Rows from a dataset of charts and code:

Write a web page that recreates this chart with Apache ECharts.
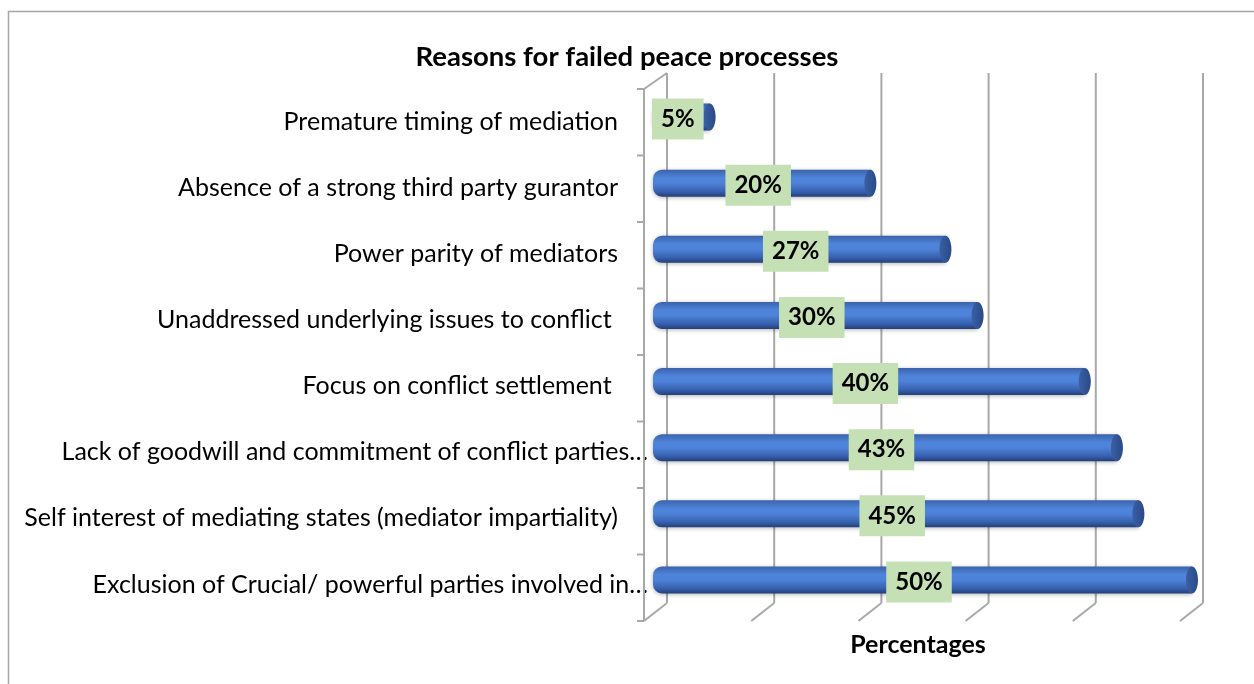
<!DOCTYPE html>
<html>
<head>
<meta charset="utf-8">
<script src="https://cdn.jsdelivr.net/npm/echarts@6/dist/echarts.min.js"></script>
<style>
html,body{margin:0;padding:0;background:#fff;}
#chart{width:1254px;height:684px;}
</style>
</head>
<body>
<div id="chart"></div>
<script>
const categories = [
  'Premature timing of mediation',
  'Absence of a strong third party gurantor',
  'Power parity of mediators',
  'Unaddressed underlying issues to conflict ',
  'Focus on conflict settlement ',
  'Lack of goodwill and commitment of conflict parties…',
  'Self interest of mediating states (mediator impartiality)',
  'Exclusion of Crucial/ powerful parties involved in…'
];
const values = [5, 20, 27, 30, 40, 43, 45, 50];
const gridTicks = [0, 10, 20, 30, 40, 50];
const titleText = 'Reasons for failed peace processes';
const xAxisName = 'Percentages';

const FONT = 'Lato';
const chart = echarts.init(document.getElementById('chart'), null, {renderer: 'canvas'});

const bodyGrad = () => new echarts.graphic.LinearGradient(0, 0, 0, 1, [
  {offset: 0, color: '#3b63ab'},
  {offset: 0.3, color: '#4e84da'},
  {offset: 0.5, color: '#4d82d8'},
  {offset: 0.8, color: '#3862b0'},
  {offset: 1, color: '#223f78'}
]);
const capGrad = () => new echarts.graphic.LinearGradient(0, 0, 1, 0, [
  {offset: 0, color: '#3a5fa3'},
  {offset: 1, color: '#2a4a88'}
]);

const option = {
  animation: false,
  backgroundColor: '#ffffff',
  title: {
    text: titleText,
    left: 'center',
    top: 38,
    padding: [5, 5, 5, 13],
    textStyle: {fontFamily: FONT, fontWeight: 'bold', fontSize: 27.5, color: '#000'}
  },
  grid: {left: 656, right: 62, top: 84, bottom: 71, containLabel: false},
  xAxis: {
    type: 'value', min: 0, max: 50, interval: 10,
    axisLabel: {show: false}, axisLine: {show: false}, axisTick: {show: false},
    splitLine: {show: false},
    name: xAxisName, nameLocation: 'middle', nameGap: 19,
    nameTextStyle: {fontFamily: FONT, fontWeight: 'bold', fontSize: 25, color: '#000', padding: [0, 12, 0, 0]}
  },
  yAxis: {
    type: 'category', inverse: true,
    data: categories,
    axisLine: {show: false}, axisTick: {show: false}, splitLine: {show: false},
    axisLabel: {
      margin: 8, fontFamily: FONT, fontSize: 25, color: '#000',
      formatter: v => (v.endsWith('…') ? '{t|' : '{n|') + v + '}',
      rich: {
        t: {fontFamily: FONT, fontSize: 25, color: '#000', padding: [9, 0, 0, 0]},
        n: {fontFamily: FONT, fontSize: 25, color: '#000', padding: [9, 30, 0, 0]}
      }
    }
  },
  series: [{
    type: 'custom',
    encode: {x: 0, y: 1},
    data: values.map((v, i) => [v, i]),
    renderItem: function (params, api) {
      const v = api.value(0), c = api.value(1);
      const p0 = api.coord([0, c]);
      const p1 = api.coord([v, c]);
      const bh = 27;
      const y = p0[1] - bh / 2;
      return {
        type: 'group',
        children: [
          {type: 'rect', shape: {x: p0[0] - 3, y: y, width: p1[0] - p0[0] + 3, height: bh, r: [9, 0, 0, 9]},
           style: {fill: bodyGrad(), shadowBlur: 4, shadowColor: 'rgba(0,0,0,0.3)', shadowOffsetY: 1}},
          {type: 'ellipse', shape: {cx: p1[0], cy: p0[1], rx: 6, ry: bh / 2},
           style: {fill: capGrad()}},
          {type: 'text', z2: 10,
           style: {text: v + '%', x: (p0[0] + p1[0]) / 2 - 5, y: p0[1] + 2,
                   align: 'center', verticalAlign: 'middle',
                   font: 'bold 24px ' + FONT, fill: '#000',
                   backgroundColor: '#c5e0b4', padding: [7, 9, 7, 9], lineHeight: 27}}
        ]
      };
    }
  }]
};
chart.setOption(option);

function drawFrame() {
  const n = categories.length;
  const xs = gridTicks.map(v => chart.convertToPixel({xAxisIndex: 0}, v));
  const yc0 = chart.convertToPixel({yAxisIndex: 0}, categories[0]);
  const yc1 = chart.convertToPixel({yAxisIndex: 0}, categories[n - 1]);
  const band = (yc1 - yc0) / (n - 1);
  const top = yc0 - band / 2, bottom = yc1 + band / 2;
  const bdx = 11, fdx = -12;
  const bTop = top - 11, bBot = bottom - 10;
  const fTop = top + 5, fBot = bottom + 8;
  const ls = {stroke: '#a8a8a8', lineWidth: 2};
  const g = [];
  g.push({type: 'rect', z: 0, shape: {x: 8.5, y: 11.5, width: 1400, height: 900},
          style: {fill: 'none', stroke: '#a6a6a6', lineWidth: 1.5}});
  xs.forEach((x) => {
    g.push({type: 'line', z: 1, shape: {x1: x + bdx, y1: bTop, x2: x + bdx, y2: bBot}, style: ls});
    g.push({type: 'line', z: 1, shape: {x1: x + bdx, y1: bBot, x2: x + fdx, y2: fBot}, style: ls});
  });
  g.push({type: 'line', z: 1, shape: {x1: xs[0] + fdx, y1: fTop, x2: xs[0] + fdx, y2: fBot}, style: ls});
  g.push({type: 'line', z: 1, shape: {x1: xs[0] + fdx, y1: fTop, x2: xs[0] + bdx, y2: bTop}, style: ls});
  for (let i = 0; i <= n; i++) {
    const yy = fTop + (fBot - fTop) * i / n;
    g.push({type: 'line', z: 1, shape: {x1: xs[0] + fdx - 7, y1: yy, x2: xs[0] + fdx, y2: yy}, style: ls});
  }
  chart.setOption({graphic: {elements: g}});
}
drawFrame();
</script>
</body>
</html>
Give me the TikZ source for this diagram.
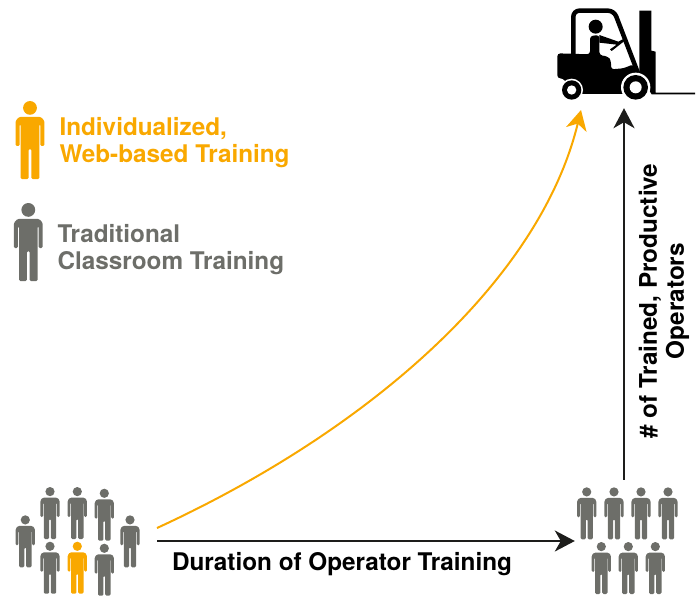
\documentclass[tikz,border=0pt]{standalone}
\usepackage{fontspec}
\setmainfont{TeX Gyre Heros}
\usetikzlibrary{arrows.meta}
\definecolor{webor}{HTML}{F9A800}
\definecolor{classgr}{HTML}{6D6E69}
\definecolor{arrblk}{HTML}{1D1D1B}
\tikzset{
  font={\fontsize{24.3pt}{27pt}\selectfont\bfseries},
  person/.pic={
    \fill[pic actions] (0,4.6) circle (4.6);
    \fill[pic actions,rounded corners=1.3] (-9.6,30) -- (-9.6,13.2) -- (-7.2,10.6) -- (7.2,10.6) -- (9.6,13.2) -- (9.6,30) -- (6.9,30) -- (6.9,15.5) -- (6.2,15.5) -- (6.2,52) -- (0.9,52) -- (0.9,32) -- (-0.9,32) -- (-0.9,52) -- (-6.2,52) -- (-6.2,15.5) -- (-6.9,15.5) -- (-6.9,30) -- cycle;
  },
  group/.style={inner sep=0pt},
  arrowline/.style={line width=2pt,-{Stealth[length=20pt,width=21pt,inset=6pt]}},
}
\begin{document}
\begin{tikzpicture}[x=1pt,y=-1pt]
\useasboundingbox (0,0) rectangle (700,596);
\pic[classgr] at (25.3,515.3) {person};
\pic[classgr] at (50,487) {person};
\pic[classgr] at (77.3,487) {person};
\pic[classgr] at (104.3,488.7) {person};
\pic[classgr] at (130,515.3) {person};
\pic[classgr] at (50,541.7) {person};
\pic[webor] at (77.3,541.7) {person};
\pic[classgr] at (104.3,543.7) {person};
\foreach \px in {586.7,614,641,668}
  \pic[classgr] at (\px,487.3) {person};
\foreach \px in {601.3,628.3,655.3}
  \pic[classgr] at (\px,542) {person};
\pic[webor,scale=1.5] at (30,101) {person};
\pic[classgr,scale=1.5] at (28.3,203) {person};
\node[webor,anchor=west,align=left] (webtxt) at (56,142.5) {Individualized,\\Web-based Training};
\node[classgr,anchor=west,align=left] (classtxt) at (54,249.5) {Traditional\\Classroom Training};
\node[anchor=base] (durtxt) at (342,570) {Duration of Operator Training};
\node[rotate=90,align=center] (optxt) at (664,301) {\# of Trained, Productive\\Operators};
\begin{scope}[shift={(540,0)},scale=1/3]
\draw[line width=4.5pt,line join=round,rounded corners=6pt] (100,165) -- (100,32) -- (222,32) -- (295,222);
\fill (298,32) -- (334,32) -- (334,152) -- (347,155) -- (347,278) -- (465,278) -- (465,283) -- (335,283) -- (298,225) -- cycle;
\fill[rounded corners=3pt] (52,235) -- (52,160) -- (150,163) -- (150,108) -- (178,105) -- (178,165) -- (205,170) -- (213,182) -- (213,208) -- (250,205) -- (280,193) -- (300,225) -- (270,282) -- (100,282) -- (70,235) -- cycle;
\fill (167,80) circle (21);
\fill (178,105) -- (235,125) -- (248,118) -- (252,124) -- (215,153) -- (210,148) -- (230,134) -- (178,128) -- cycle;
\fill[white] (95,270) circle (34);
\fill (95,270) circle (29);
\fill[white] (95,270) circle (14);
\fill[white] (287,262) circle (44);
\fill (287,262) circle (37);
\fill[white] (287,262) circle (18);
\end{scope}
\node[group,minimum width=142pt,minimum height=108pt] (crowd) at (86,541) {};
\node[group,minimum width=106pt,minimum height=122pt] (team) at (628,541) {};
\node[group,minimum width=142pt,minimum height=100pt] (lift) at (624,58) {};
\coordinate (crowdtop) at (157,528);
\coordinate (lifttip) at (581,110);
\draw[arrowline,arrblk] (crowd.east) -- (team.west);
\draw[arrowline,arrblk] (team.north -| lift.south) -- (lift.south);
\draw[arrowline,webor] (crowdtop) .. controls (370,430) and (540,280) .. (lifttip);
\end{tikzpicture}
\end{document}
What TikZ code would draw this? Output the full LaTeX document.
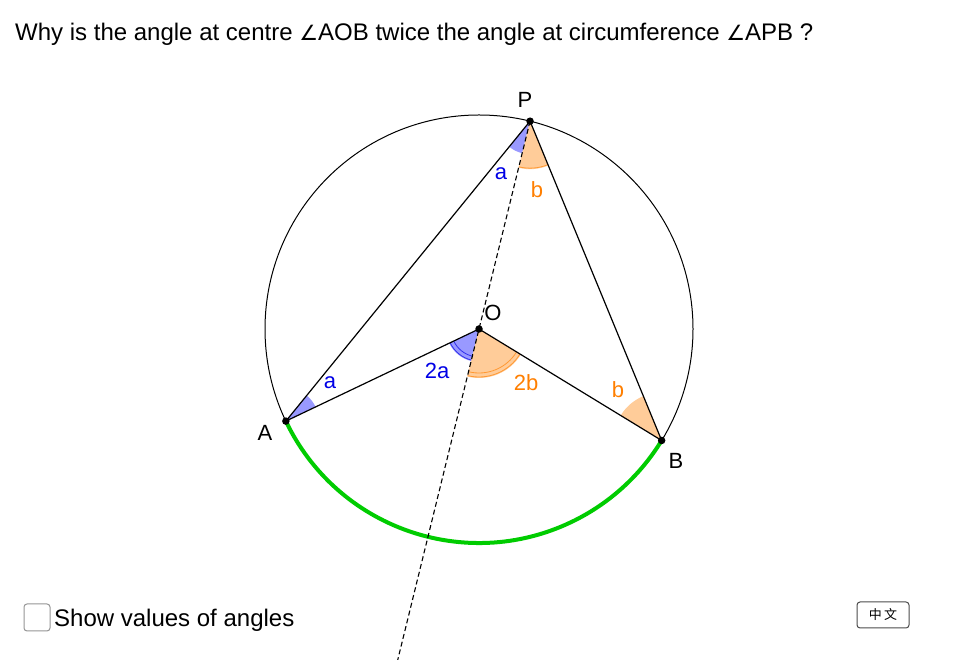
\documentclass[tikz,border=0pt]{standalone}
\usepackage{fontspec}
\usetikzlibrary{calc}
\setmainfont{Liberation Sans}
\newfontfamily\symfont{DejaVu Sans}
\newfontfamily\cjkfont{Noto Sans CJK SC}
\definecolor{angblue}{RGB}{0,0,230}
\definecolor{blueshade}{RGB}{153,153,255}
\definecolor{angorange}{RGB}{255,127,0}
\definecolor{orangeshade}{RGB}{255,204,153}
\definecolor{arcgreen}{RGB}{0,204,0}
\definecolor{boxgray}{RGB}{150,150,150}
\tikzset{
  geoline/.style={line width=1.2pt, black},
  dashline/.style={line width=1.1pt, black, dash pattern=on 5pt off 3pt},
  bluewedge/.style={fill=blueshade},
  orangewedge/.style={fill=orangeshade},
  bluearc/.style={line width=0.8pt, draw=angblue!80},
  orangearc/.style={line width=0.8pt, draw=angorange!80},
  ptdot/.style={circle, fill=black, inner sep=0pt, minimum size=7.5pt},
  ptlabel/.style={font=\fontsize{22}{26}\selectfont, inner sep=0pt},
  bluelabel/.style={font=\fontsize{22}{26}\selectfont, text=angblue, inner sep=0pt},
  orangelabel/.style={font=\fontsize{22}{26}\selectfont, text=angorange, inner sep=0pt},
}
\begin{document}
\begin{tikzpicture}[x=1pt,y=1pt]
\useasboundingbox (0,0) rectangle (960,660);
\fill[white] (0,0) rectangle (960,660);
% geometry
\coordinate (O) at (479,331);
\coordinate (P) at ($(O)+(76.2:214)$);
\coordinate (A) at ($(O)+(205.5:214)$);
\coordinate (B) at ($(O)+(328.6:214)$);
\coordinate (E) at (397.7,0);
% angle sectors
\fill[bluewedge] (P) -- ++(230.85:33) arc[start angle=230.85, end angle=256.2, radius=33] -- cycle;
\fill[orangewedge] (P) -- ++(256.2:48) arc[start angle=256.2, end angle=292.4, radius=48] -- cycle;
\fill[bluewedge] (O) -- ++(205.5:33) arc[start angle=205.5, end angle=256.2, radius=33] -- cycle;
\fill[orangewedge] (O) -- ++(256.2:49) arc[start angle=256.2, end angle=328.6, radius=49] -- cycle;
\fill[bluewedge] (A) -- ++(25.5:33) arc[start angle=25.5, end angle=50.85, radius=33] -- cycle;
\fill[orangewedge] (B) -- ++(112.4:48) arc[start angle=112.4, end angle=148.6, radius=48] -- cycle;
% decoration arcs
\draw[orangearc] ([shift={(256.2:47)}]P) arc[start angle=256.2, end angle=292.4, radius=47];
\draw[bluearc] ([shift={(205.5:32)}]O) arc[start angle=205.5, end angle=256.2, radius=32];
\draw[bluearc] ([shift={(205.5:28)}]O) arc[start angle=205.5, end angle=256.2, radius=28];
\draw[orangearc] ([shift={(256.2:48)}]O) arc[start angle=256.2, end angle=328.6, radius=48];
\draw[orangearc] ([shift={(256.2:44)}]O) arc[start angle=256.2, end angle=328.6, radius=44];
% circle and lines
\draw[geoline, line width=1pt] (O) circle[radius=214];
\draw[line width=4pt, arcgreen] ([shift={(205.5:214)}]O) arc[start angle=205.5, end angle=328.6, radius=214];
\draw[geoline] (A) -- (P) -- (B) -- (O) -- cycle;
\draw[dashline] (P) -- (E);
% points
\node[ptdot] (pA) at (A) {};
\node[ptdot] (pB) at (B) {};
\node[ptdot] (pO) at (O) {};
\node[ptdot] (pP) at (P) {};
% point labels
\node[ptlabel] (lP) at (525,560) {P};
\node[ptlabel] (lO) at (493,347) {O};
\node[ptlabel] (lA) at (265,227) {A};
\node[ptlabel] (lB) at (676,199) {B};
% angle labels
\node[bluelabel] (la1) at (501,486) {a};
\node[orangelabel] (lb1) at (537,470) {b};
\node[bluelabel] (la2) at (330,277) {a};
\node[bluelabel] (l2a) at (437,289) {2a};
\node[orangelabel] (l2b) at (526,277) {2b};
\node[orangelabel] (lb2) at (618,270) {b};
% title
\node[anchor=base west, inner sep=0pt, font=\fontsize{24}{28}\selectfont] (title) at (15,619.5)
  {Why is the angle at centre {\symfont\fontsize{21}{26}\selectfont ∠}AOB twice the angle at circumference {\symfont\fontsize{21}{26}\selectfont ∠}APB ?};
% checkbox
\draw[boxgray, line width=1pt, rounded corners=3pt] (24,29) rectangle (50,56);
\node[anchor=west, inner sep=0pt, font=\fontsize{24}{28}\selectfont] (chk) at (54,40) {Show values of angles};
% language button
\draw[black!70, line width=1pt, rounded corners=3pt, fill=white] (857,32) rectangle (909,58);
\node[font=\cjkfont\fontsize{13}{15}\selectfont] (lang) at (883,45) {中\,文};
\end{tikzpicture}
\end{document}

GIVEN PROBLEM: Collect each line holding the string "this".

FINISHED ANSWER:
Write a web page that recreates this chart with Apache ECharts.
Give me the TikZ source for this diagram.
What TikZ code would draw this? Output the full LaTeX document.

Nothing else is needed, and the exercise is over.